You have (for ease of visualization): $$\left(\sum_{n=0}^{\infty}\frac{2}{n!(n+2)!}x^n\right)^2=\left(\sum_{n=0}^{\infty}\frac{2}{n!(n+2)!}x^n\right)\left(\sum_{n=0}^{\infty}\frac{2}{n!(n+2)!}x^n\right)=\sum_{n=0}^{\infty}\left[\frac{2}{n!(n+2)!}x^n\left(\sum_{j=0}^{\infty}\frac{2}{j!(j+2)!}x^j\right)\right].$$

I think it is fairly obvious that each power of $x$ will appear, since all coefficients are positive and such. But we will soon see that this is the case anyhow.

To begin writing out the result explicitly, we need to consider each power of $x$. To get the constant term (ie, the $x^0$ term), the only option is $n=j=0$ and so we just have $\frac{2}{0!(0+2)!}\cdot\frac{2}{0!(0+2)!}=1$, so our first term in the result is $1$.

Next, we need the $x^1$ term, and there are two ways to do this. We get $x^1$ when $n=0, j=1$ and when $n=1, j=0$. So adding the two results gives $\frac{2}{0!(0+2)!}\cdot\frac{2}{1!(1+2)!}+\frac{2}{1!(1+2)!}\cdot\frac{2}{0!(0+2)!}=\frac{2}{3},$ so the next term in our result is $\frac{2}{3}x$.
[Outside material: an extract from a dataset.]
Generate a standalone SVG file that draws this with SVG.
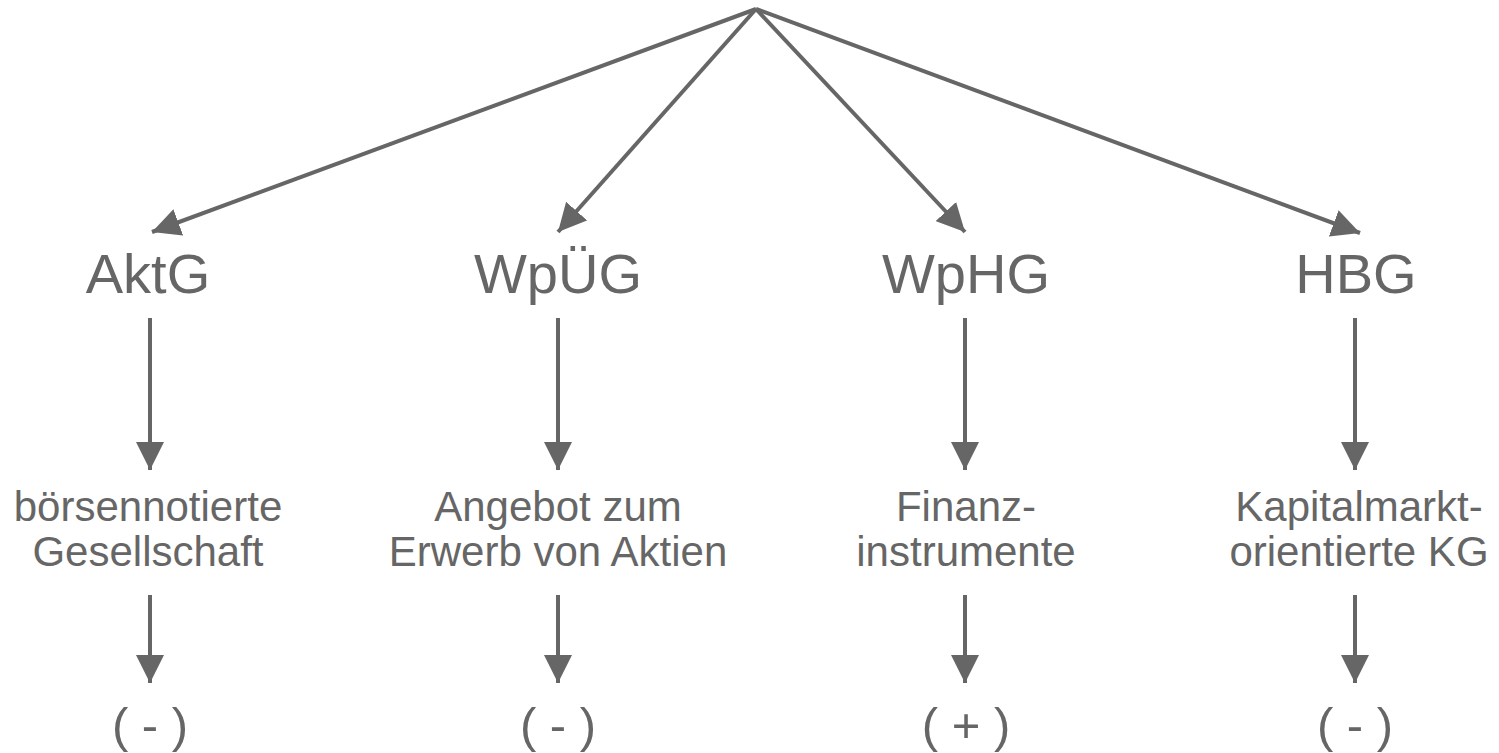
<svg xmlns="http://www.w3.org/2000/svg" width="1499" height="753" viewBox="0 0 1499 753">
  <style>
    .t { font-family: "Liberation Sans", Arial, sans-serif; fill: #666666; text-anchor: middle; }
    .law { font-size: 56px; }
    .lbl { font-size: 42px; }
    .sign { font-size: 49px; }
    .c { stroke: #666666; stroke-width: 4; fill: none; }
  </style>
  <defs>
    <marker id="ah" markerUnits="userSpaceOnUse" viewBox="0 0 28 28" refX="28" refY="14" markerWidth="28" markerHeight="28" orient="auto">
      <path d="M0,0 L28,14 L0,28 Z" fill="#666666"/>
    </marker>
  </defs>
  <rect width="1499" height="753" fill="#ffffff"/>

  <g id="connectors">
    <!-- fan-out from the common apex -->
    <line class="c" x1="756" y1="9" x2="152" y2="232" marker-end="url(#ah)"/>
    <line class="c" x1="756" y1="9" x2="558" y2="232" marker-end="url(#ah)"/>
    <line class="c" x1="756" y1="9" x2="965" y2="232" marker-end="url(#ah)"/>
    <line class="c" x1="756" y1="9" x2="1360" y2="233" marker-end="url(#ah)"/>

    <!-- law to subject -->
    <line class="c" x1="150" y1="318" x2="150" y2="470" marker-end="url(#ah)"/>
    <line class="c" x1="558" y1="318" x2="558" y2="470" marker-end="url(#ah)"/>
    <line class="c" x1="965" y1="318" x2="965" y2="470" marker-end="url(#ah)"/>
    <line class="c" x1="1355" y1="318" x2="1355" y2="470" marker-end="url(#ah)"/>

    <!-- subject to verdict -->
    <line class="c" x1="150" y1="595" x2="150" y2="683" marker-end="url(#ah)"/>
    <line class="c" x1="558" y1="595" x2="558" y2="683" marker-end="url(#ah)"/>
    <line class="c" x1="965" y1="595" x2="965" y2="683" marker-end="url(#ah)"/>
    <line class="c" x1="1355" y1="595" x2="1355" y2="683" marker-end="url(#ah)"/>
  </g>

  <g id="aktg">
    <text class="t law" x="148" y="293">AktG</text>
    <text class="t lbl" x="148" y="521">börsennotierte</text>
    <text class="t lbl" x="148" y="566">Gesellschaft</text>
    <text class="t sign" x="150" y="742">( - )</text>
  </g>
  <g id="wpueg">
    <text class="t law" x="558" y="293">WpÜG</text>
    <text class="t lbl" x="558" y="521">Angebot zum</text>
    <text class="t lbl" x="558" y="566">Erwerb von Aktien</text>
    <text class="t sign" x="558" y="742">( - )</text>
  </g>
  <g id="wphg">
    <text class="t law" x="966" y="293">WpHG</text>
    <text class="t lbl" x="966" y="521">Finanz-</text>
    <text class="t lbl" x="966" y="566">instrumente</text>
    <text class="t sign" x="966" y="742">( + )</text>
  </g>
  <g id="hbg">
    <text class="t law" x="1356" y="293">HBG</text>
    <text class="t lbl" x="1359" y="521">Kapitalmarkt-</text>
    <text class="t lbl" x="1359" y="566">orientierte KG</text>
    <text class="t sign" x="1355" y="742">( - )</text>
  </g>
</svg>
I'll do one more. For the $x^2$ term, we have three options: $n=j=1$, or $n=2, j=0$, or $n=0, j=2$. I hope by now it is clear that if $j\neq n$, we can just double the result, so our coefficient is: $\frac{2}{1!(1+2)!}\cdot\frac{2}{1!(1+2)!}+(2)\cdot\frac{2}{2!(2+2)!}=\frac{3}{37}$.

So, to find the coefficient for a general $x^k$, you need to find all the ways $n+j=k$ in non-negative integers $n,j$, and then add all such results up. It gets worse as you go. There are ${k+1 \choose k-1}$ ways to do this for a given $k>0$. If $k=10$, we have $55$ ways to consider!

But now you can give the result clearly to whatever accuracy you'd like. And with a little effort, you could find a closed form for the result, too.